James Madison Papers

From James Madison to Dolley Madison, [5 November 1824]

To Dolley Madison

Monticello Friday morning 7 oC. [5 November 1824]

We arrived about sun set: just as they were commencing their Desert. The Genl. had arrived about 3 oC. with his son & Secrety. the last so sick that he went to bed instead of Dinner. I have not heard how he is this morning. I found here only the General & his family, Col. Campbel1 & Wm. Roane2 of the Council, who will attend him till he goes out of the State, and a few of the family connection. I may add Mr. Coolidge just from Boston. A large crowd had been here, including the individuals appointed to receive the Guest from Fluvanna, and the party escorting him: but they did not remain, even Genl. Cocke, to dinner. The Genl. does not say yet how many days he stays here. He declines a visit to Staunton, and will divide the time not required for the road & the appointed festivities, between Mr Jefferson & myself. It is probable he will not be with us till near or quite the middle of next week. He will have with him besides his son & Secy. the 2 Councillors, and such of the company of Orange meeting & conducting him as may chuse to stop at Montpellier. The Miss Wrights3 are expected here tomorrow. Of Mrs. Douglas & her daughters the family here have no notice. The Genl. thinks they may make a call as a morning visit only. They travel it seems with the Miss Wrights, but whether they will precede them in the visit to us is unknown, nor can I learn whether the Miss Wrights will precede or accompany or follow the Genl. I may learn more to day, but not in time to write you. The Genl. on finding I had a letter for them proposed to take charge of it, and it was given him of course. My old friend embraced me with great warmth. He is in fine health & spirits but so much increased in bulk & changed in aspect that I should not have known him. They are doing their possible at the University to do him honor. We shall set out thither about 9 oC. I can not decide till the evening when I shall return. I am not without hope that it may be tommo[ro]w. With devoted affection

J. M.

I just hear that Mr Voisin4 is better. I am hastening Paul to the post office, that the letter may be in no danger of failing, & that he may be back by 9 oC.

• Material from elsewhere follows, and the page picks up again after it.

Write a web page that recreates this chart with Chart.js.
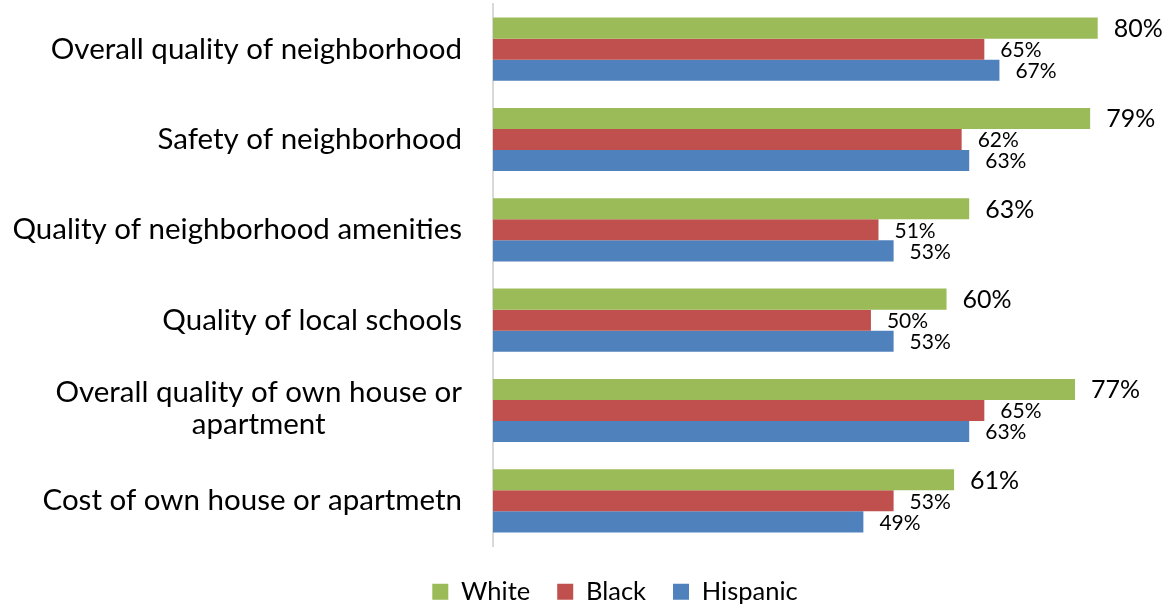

RC (WHi: Gratz Collection).

1John Campbell (ca. 1787–1866), a Washington County, Virginia, lawyer, educated at the College of New Jersey and Washington College, served in the Virginia House of Delegates, 1810–12, and as a member of the Council of State, 1812–17, and 1821–29. Campbell was treasurer of the United States, 1829–39 (Kneebone et al., Dictionary of Virginia Biography, 2:572–74; Baltimore Sun, 5 Dec. 1866).

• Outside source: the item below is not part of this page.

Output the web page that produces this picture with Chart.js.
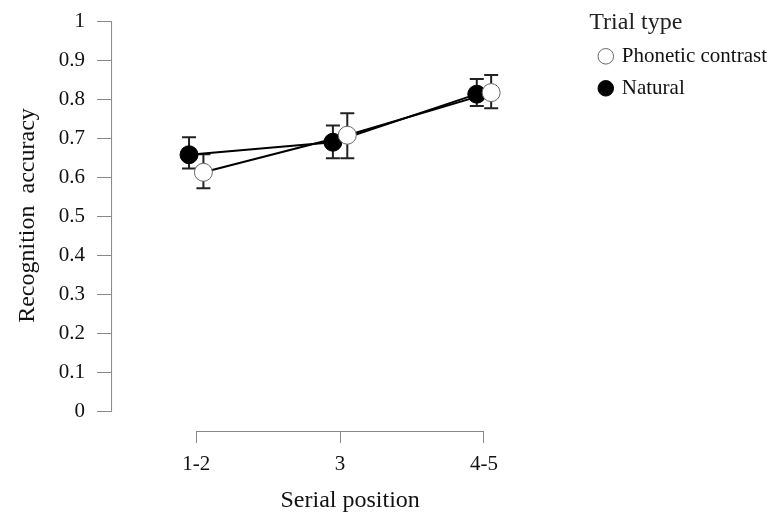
<!DOCTYPE html>
<html lang="en">
<head>
    <meta charset="UTF-8">
    <title>Recognition accuracy by serial position</title>
    <script src="https://cdn.jsdelivr.net/npm/chart.js@4/dist/chart.umd.min.js"></script>
    <style>
        html, body { margin: 0; padding: 0; background: #fff; }
        #wrap { width: 777px; height: 515px; }
    </style>
</head>
<body>
    <div id="wrap"><canvas id="chart"></canvas></div>
    <script>
        // values
        const positions = ['1-2', '3', '4-5'];
        const yTicks = [0, 0.1, 0.2, 0.3, 0.4, 0.5, 0.6, 0.7, 0.8, 0.9, 1];

        const phonetic = [0.613, 0.708, 0.817];
        const phoneticLow = [0.572, 0.649, 0.777];
        const phoneticHigh = [0.659, 0.764, 0.862];

        const natural = [0.658, 0.690, 0.813];
        const naturalLow = [0.623, 0.649, 0.783];
        const naturalHigh = [0.703, 0.733, 0.852];

        const dodge = 0.05;   // horizontal shift so the two series don't overlap
        const font = 'Liberation Serif, Times New Roman, serif';

        const toPoints = (vals, shift) => vals.map((v, i) => ({ x: i + shift, y: v }));

        // error bars + detached axis lines
        const extras = {
            id: 'extras',
            beforeDatasetsDraw(chart) {
                const ctx = chart.ctx;
                const xs = chart.scales.x, ys = chart.scales.y;
                const bars = [
                    [naturalLow, naturalHigh, -dodge],
                    [phoneticLow, phoneticHigh, dodge]
                ];
                ctx.save();
                ctx.strokeStyle = '#222';
                ctx.lineWidth = 2;
                bars.forEach(([lo, hi, shift]) => {
                    lo.forEach((l, i) => {
                        const x = xs.getPixelForValue(i + shift);
                        const y1 = ys.getPixelForValue(l);
                        const y2 = ys.getPixelForValue(hi[i]);
                        ctx.beginPath();
                        ctx.moveTo(x, y1); ctx.lineTo(x, y2);
                        ctx.moveTo(x - 7, y1); ctx.lineTo(x + 7, y1);
                        ctx.moveTo(x - 7, y2); ctx.lineTo(x + 7, y2);
                        ctx.stroke();
                    });
                });
                ctx.restore();
            },
            afterDraw(chart) {
                const ctx = chart.ctx;
                const xs = chart.scales.x, ys = chart.scales.y;
                const area = chart.chartArea;
                ctx.save();
                ctx.strokeStyle = '#888';
                ctx.lineWidth = 1;
                ctx.beginPath();
                ctx.moveTo(area.left + 0.5, ys.getPixelForValue(0));
                ctx.lineTo(area.left + 0.5, ys.getPixelForValue(1));
                ctx.moveTo(xs.getPixelForValue(0), area.bottom + 0.5);
                ctx.lineTo(xs.getPixelForValue(positions.length - 1), area.bottom + 0.5);
                ctx.stroke();
                ctx.restore();
            }
        };

        new Chart(document.getElementById('chart').getContext('2d'), {
            type: 'line',
            data: {
                datasets: [{
                    label: 'Phonetic contrast',
                    data: toPoints(phonetic, dodge),
                    borderColor: '#000',
                    borderWidth: 2,
                    pointRadius: 9,
                    pointBackgroundColor: '#fff',
                    pointBorderColor: '#666',
                    pointBorderWidth: 1
                }, {
                    label: 'Natural',
                    data: toPoints(natural, -dodge),
                    borderColor: '#000',
                    borderWidth: 2,
                    pointRadius: 9,
                    pointBackgroundColor: '#000',
                    pointBorderColor: '#000',
                    pointBorderWidth: 1
                }]
            },
            options: {
                responsive: true,
                maintainAspectRatio: false,
                animation: false,
                layout: { autoPadding: false, padding: { top: 0, left: 13, right: 0, bottom: 0 } },
                plugins: {
                    tooltip: { enabled: false },
                    legend: {
                        position: 'right',
                        align: 'start',
                        title: {
                            display: true,
                            text: 'Trial type',
                            position: 'start',
                            color: '#222',
                            font: { family: font, size: 24 },
                            padding: { top: 11, bottom: -5 }
                        },
                        labels: {
                            usePointStyle: true,
                            boxWidth: 11,
                            boxHeight: 11,
                            padding: 11,
                            color: '#111',
                            font: { family: font, size: 21 }
                        }
                    }
                },
                scales: {
                    x: {
                        type: 'linear',
                        min: -0.592,
                        max: 2.732,
                        afterBuildTicks: axis => { axis.ticks = positions.map((p, i) => ({ value: i })); },
                        ticks: {
                            callback: v => positions[v],
                            color: '#111',
                            padding: 9,
                            font: { family: font, size: 21 }
                        },
                        grid: { drawOnChartArea: false, tickLength: 12, color: '#888' },
                        border: { display: false },
                        title: {
                            display: true,
                            text: 'Serial position',
                            color: '#111',
                            padding: { top: 0, bottom: 0 },
                            font: { family: font, size: 24 }
                        }
                    },
                    y: {
                        min: -0.049,
                        max: 1.054,
                        afterBuildTicks: axis => { axis.ticks = yTicks.map(v => ({ value: v })); },
                        afterFit: axis => { axis.paddingTop = 0; },
                        ticks: {
                            callback: v => String(v),
                            color: '#111',
                            padding: 12,
                            font: { family: font, size: 21 }
                        },
                        grid: { drawOnChartArea: false, tickLength: 14, color: '#888' },
                        border: { display: false },
                        title: {
                            display: true,
                            text: 'Recognition  accuracy',
                            color: '#111',
                            padding: { top: 0, bottom: 5 },
                            font: { family: font, size: 24 }
                        }
                    }
                }
            },
            plugins: [extras]
        });
    </script>
</body>
</html>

2William Henry Roane (1787–1845), the son of Spencer Roane, and grandson of Patrick Henry, served as a member of the U.S. House of Representatives, 1815–17, and then as member of the state executive council. Roane was elected to the U.S. Senate in 1837 and served until 1841.

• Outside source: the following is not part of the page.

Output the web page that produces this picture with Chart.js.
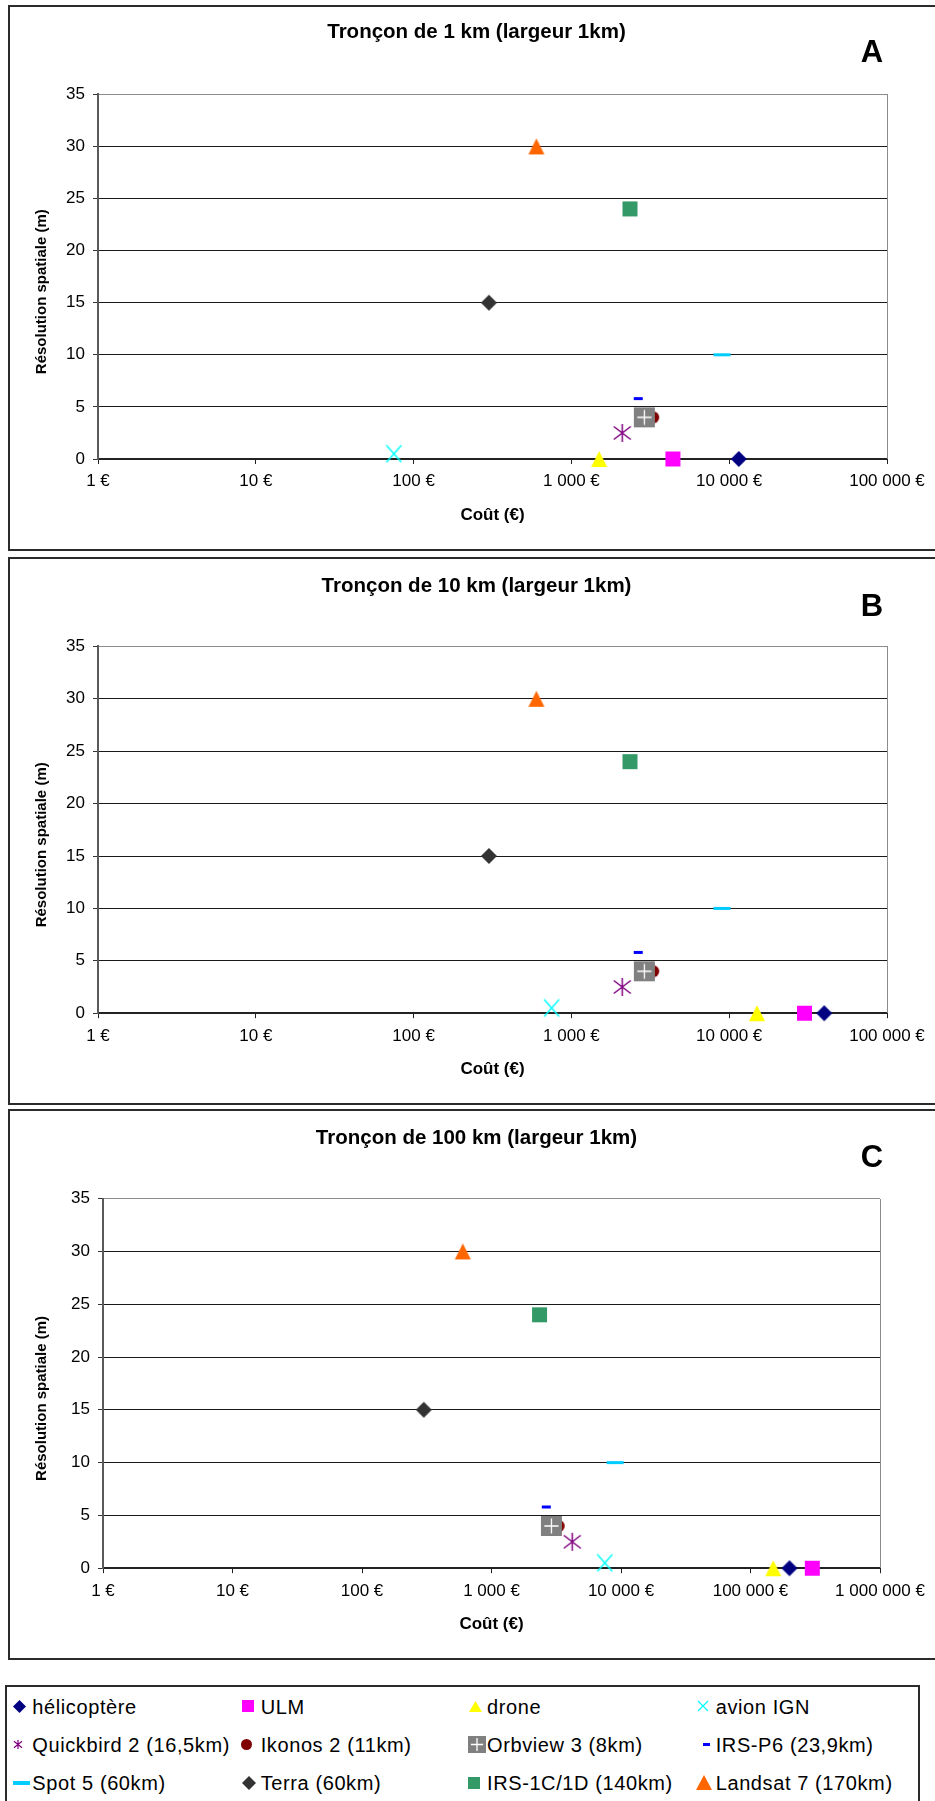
<!DOCTYPE html>
<html><head><meta charset="utf-8">
<script src="https://cdn.jsdelivr.net/npm/chart.js@4.4.1/dist/chart.umd.min.js"></script>
<style>
html,body{margin:0;padding:0;background:#fff;overflow:hidden;}
#page{position:relative;width:935px;height:1801px;overflow:hidden;background:#fff;font-family:'Liberation Sans',Arial,sans-serif;}
.box{position:absolute;border:2px solid #2b2b2b;box-sizing:border-box;}
canvas.chart{position:absolute;left:0;}
.title{position:absolute;left:0;width:953px;text-align:center;font-weight:bold;font-size:20.5px;line-height:24px;white-space:nowrap;color:#000;}
.letter{position:absolute;left:822px;width:100px;text-align:center;font-weight:bold;font-size:31px;line-height:36px;color:#000;}
.lg{position:absolute;font-size:20px;line-height:24px;letter-spacing:0.6px;white-space:nowrap;color:#000;}
.lm{position:absolute;}
</style></head>
<body><div id="page">
<div class="box" style="left:8px;top:5px;width:1000px;height:546px;"></div>
<div class="box" style="left:8px;top:557px;width:1000px;height:548px;"></div>
<div class="box" style="left:8px;top:1109px;width:1000px;height:551px;"></div>
<div class="box" style="left:5px;top:1685px;width:915px;height:200px;"></div>
<canvas class="chart" id="cA" width="935" height="556" style="top:0px"></canvas>
<canvas class="chart" id="cB" width="935" height="556" style="top:552px"></canvas>
<canvas class="chart" id="cC" width="935" height="556" style="top:1104px"></canvas>
<div class="title" style="top:19px">Tronçon de 1 km (largeur 1km)</div>
<div class="title" style="top:573px">Tronçon de 10 km (largeur 1km)</div>
<div class="title" style="top:1125px">Tronçon de 100 km (largeur 1km)</div>
<div class="letter" style="top:34px">A</div>
<div class="letter" style="top:588px">B</div>
<div class="letter" style="top:1139px">C</div>
</div>
<script>
// ---- data ----
const seriesNames = ['hélicoptère','ULM','drone','avion IGN','Quickbird 2 (16,5km)','Ikonos 2 (11km)','Orbview 3 (8km)','IRS-P6 (23,9km)','Spot 5 (60km)','Terra (60km)','IRS-1C/1D (140km)','Landsat 7 (170km)'];
const resolution = [0, 0, 0, 0.5, 2.5, 4, 4, 5.8, 10, 15, 24, 30];
const costA = [11500, 4400, 1500, 75, 2100, 3300, 2900, 2650, 9000, 300, 2350, 600];
const costB = [40000, 30000, 15000, 750, 2100, 3300, 2900, 2650, 9000, 300, 2350, 600];
const costC = [200000, 300000, 150000, 7500, 4200, 3300, 2900, 2650, 9000, 300, 2350, 600];
const xTickValuesAB = [1, 10, 100, 1000, 10000, 100000];
const xTickLabelsAB = ['1 €', '10 €', '100 €', '1 000 €', '10 000 €', '100 000 €'];
const xTickValuesC = [1, 10, 100, 1000, 10000, 100000, 1000000];
const xTickLabelsC = ['1 €', '10 €', '100 €', '1 000 €', '10 000 €', '100 000 €', '1 000 000 €'];
const yTickValues = [0, 5, 10, 15, 20, 25, 30, 35];
const yTickLabels = ['0', '5', '10', '15', '20', '25', '30', '35'];

// ---- styles ----
const markerKinds = ['diamond','square','triangle','x','asterisk','circle','orbview','dash','dash','diamond','square','triangle'];
const markerColors = ['#000080','#FF00FF','#FFFF00','#00FFFF','#800080','#800000','#808080','#0000FF','#00CCFF','#333333','#339966','#FF6600'];
const chartMarkerSizes = [[16,16],[15,15],[16,16],[15,17],[17,18],[12,12],[21,20],[9,3],[17,3],[16,16],[15,15],[16,16]];
const legendMarkerSizes = [[13,13],[12,12],[13,11],[10,10],[8,9],[11,11],[18,17],[7,3],[17,4],[14,14],[12,12],[16,15]];

function marker(kind, color, w, h, lw) {
  const c = document.createElement('canvas');
  c.width = Math.ceil(w) + 2; c.height = Math.ceil(h) + 2;
  const g = c.getContext('2d');
  const cx = c.width / 2, cy = c.height / 2;
  g.fillStyle = color; g.strokeStyle = color; g.lineWidth = lw || 1.5;
  g.beginPath();
  switch (kind) {
    case 'diamond':
      g.moveTo(cx, cy - h/2); g.lineTo(cx + w/2, cy); g.lineTo(cx, cy + h/2); g.lineTo(cx - w/2, cy); g.closePath(); g.fill(); break;
    case 'square':
    case 'dash':
      g.fillRect(cx - w/2, cy - h/2, w, h); break;
    case 'triangle':
      g.moveTo(cx, cy - h/2); g.lineTo(cx + w/2, cy + h/2); g.lineTo(cx - w/2, cy + h/2); g.closePath(); g.fill(); break;
    case 'circle':
      g.arc(cx, cy, w/2, 0, Math.PI * 2); g.fill(); break;
    case 'x':
      g.moveTo(cx - w/2, cy - h/2); g.lineTo(cx + w/2, cy + h/2);
      g.moveTo(cx + w/2, cy - h/2); g.lineTo(cx - w/2, cy + h/2); g.stroke(); break;
    case 'asterisk':
      g.moveTo(cx, cy - h/2); g.lineTo(cx, cy + h/2);
      g.moveTo(cx - w/2, cy - h*0.36); g.lineTo(cx + w/2, cy + h*0.36);
      g.moveTo(cx + w/2, cy - h*0.36); g.lineTo(cx - w/2, cy + h*0.36); g.stroke(); break;
    case 'orbview':
      g.fillRect(cx - w/2, cy - h/2, w, h);
      g.strokeStyle = '#ffffff'; g.lineWidth = 1.3;
      g.beginPath();
      g.moveTo(cx, cy - h*0.38); g.lineTo(cx, cy + h*0.38);
      g.moveTo(cx - w*0.34, cy); g.lineTo(cx + w*0.34, cy); g.stroke(); break;
  }
  return c;
}

const chartMarkers = markerKinds.map((k, i) => marker(k, markerColors[i], chartMarkerSizes[i][0], chartMarkerSizes[i][1], 1.5));

Chart.defaults.font.family = "'Liberation Sans', Arial, sans-serif";
Chart.defaults.color = '#000';

const rightBorder = {
  id: 'rightBorder',
  beforeDatasetsDraw(chart) {
    const {ctx, chartArea: a} = chart;
    ctx.save();
    ctx.strokeStyle = '#8c8c8c'; ctx.lineWidth = 1;
    const x = Math.round(a.right) + 0.5;
    ctx.beginPath(); ctx.moveTo(x, Math.round(a.top)); ctx.lineTo(x, Math.round(a.bottom)); ctx.stroke();
    ctx.restore();
  }
};

// y title shifted slightly below the plot centre, as in the original
const yTitleText = 'Résolution spatiale (m)' + '\u2002\u2002\u2002\u2002';

function buildChart(id, costs, xVals, xLabels, area) {
  const H = 556, W = 935;
  const datasets = seriesNames.map((name, i) => ({
    label: name,
    data: [{x: costs[i], y: resolution[i]}],
    pointStyle: chartMarkers[i],
    pointRadius: 10, pointHoverRadius: 10,
    clip: false, order: -i, showLine: false
  }));
  return new Chart(document.getElementById(id), {
    type: 'scatter',
    data: {datasets},
    options: {
      responsive: false, animation: false, events: [],
      layout: {padding: {left: 0, top: area.top, right: W - area.right, bottom: 0}},
      plugins: {legend: {display: false}, tooltip: {enabled: false}},
      scales: {
        x: {
          type: 'logarithmic', position: 'bottom', min: xVals[0], max: xVals[xVals.length - 1],
          afterBuildTicks: s => { s.ticks = xVals.map(v => ({value: v})); },
          afterFit: s => { s.height = H - area.bottom; },
          ticks: {callback: (v, i) => xLabels[i], font: {size: 17}, padding: 7.5, maxRotation: 0, autoSkip: false, color: '#000'},
          grid: {drawOnChartArea: false, drawTicks: true, tickLength: 5, tickColor: '#222', color: '#222'},
          border: {display: true, color: '#222', width: 2},
          title: {display: true, text: 'Coût (€)', color: '#000', font: {size: 17, weight: 'bold'},
                  padding: {top: 0, bottom: H - area.bottom - 56 - 10.2}}
        },
        y: {
          type: 'linear', min: 0, max: 35,
          afterBuildTicks: s => { s.ticks = yTickValues.map(v => ({value: v})); },
          afterFit: s => { s.width = area.left; },
          ticks: {callback: (v, i) => yTickLabels[i], font: {size: 17}, padding: 8, color: '#000'},
          grid: {color: c => (c.tick && c.tick.value === 35) ? '#8c8c8c' : '#1a1a1a', lineWidth: 1, tickLength: 5, tickColor: '#333'},
          border: {display: true, color: '#5a5a5a', width: 2},
          title: {display: true, text: yTitleText, color: '#000', font: {size: 15, weight: 'bold'},
                  padding: {top: 33, bottom: 0}}
        }
      }
    },
    plugins: [rightBorder]
  });
}

buildChart('cA', costA, xTickValuesAB, xTickLabelsAB, {left: 98, right: 887, top: 94.3, bottom: 459});
buildChart('cB', costB, xTickValuesAB, xTickLabelsAB, {left: 98, right: 887, top: 94.4, bottom: 461.2});
buildChart('cC', costC, xTickValuesC, xTickLabelsC, {left: 103, right: 880, top: 94.6, bottom: 464.2});

// ---- legend (HTML) ----
const page = document.getElementById('page');
const legMarkerX = [[19.3, 247.5, 475.7, 703.3], [17.8, 246.3, 476.7, 706], [21.7, 249, 473.8, 703.8]];
const legTextX = [32.3, 260.7, 487, 715.7];
const legRowCY = [1706.3, 1744.7, 1782.5];
seriesNames.forEach((name, i) => {
  const row = Math.floor(i / 4), col = i % 4;
  const m = marker(markerKinds[i], markerColors[i], legendMarkerSizes[i][0], legendMarkerSizes[i][1], 1.2);
  m.className = 'lm';
  m.style.left = (legMarkerX[row][col] - m.width / 2) + 'px';
  m.style.top = (legRowCY[row] - m.height / 2) + 'px';
  page.appendChild(m);
  const t = document.createElement('div');
  t.className = 'lg';
  t.textContent = name;
  t.style.left = legTextX[col] + 'px';
  t.style.top = (legRowCY[row] - 11.8) + 'px';
  page.appendChild(t);
});
</script>
</body></html>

3Frances and Camilla Wright had accompanied Lafayette on part of his American tour, but they parted soon after their visit to Montpelier (JM to Frances Wright, 1 Sept. 1825, DLC). For a description of the complicated relationship between Frances Wright and Lafayette, see Norman K. Risjord, Representative Americans: The Romantics (Lantham, Md., 2001), 187–89.

4This was Lafayette’s private secretary, Auguste Levasseur.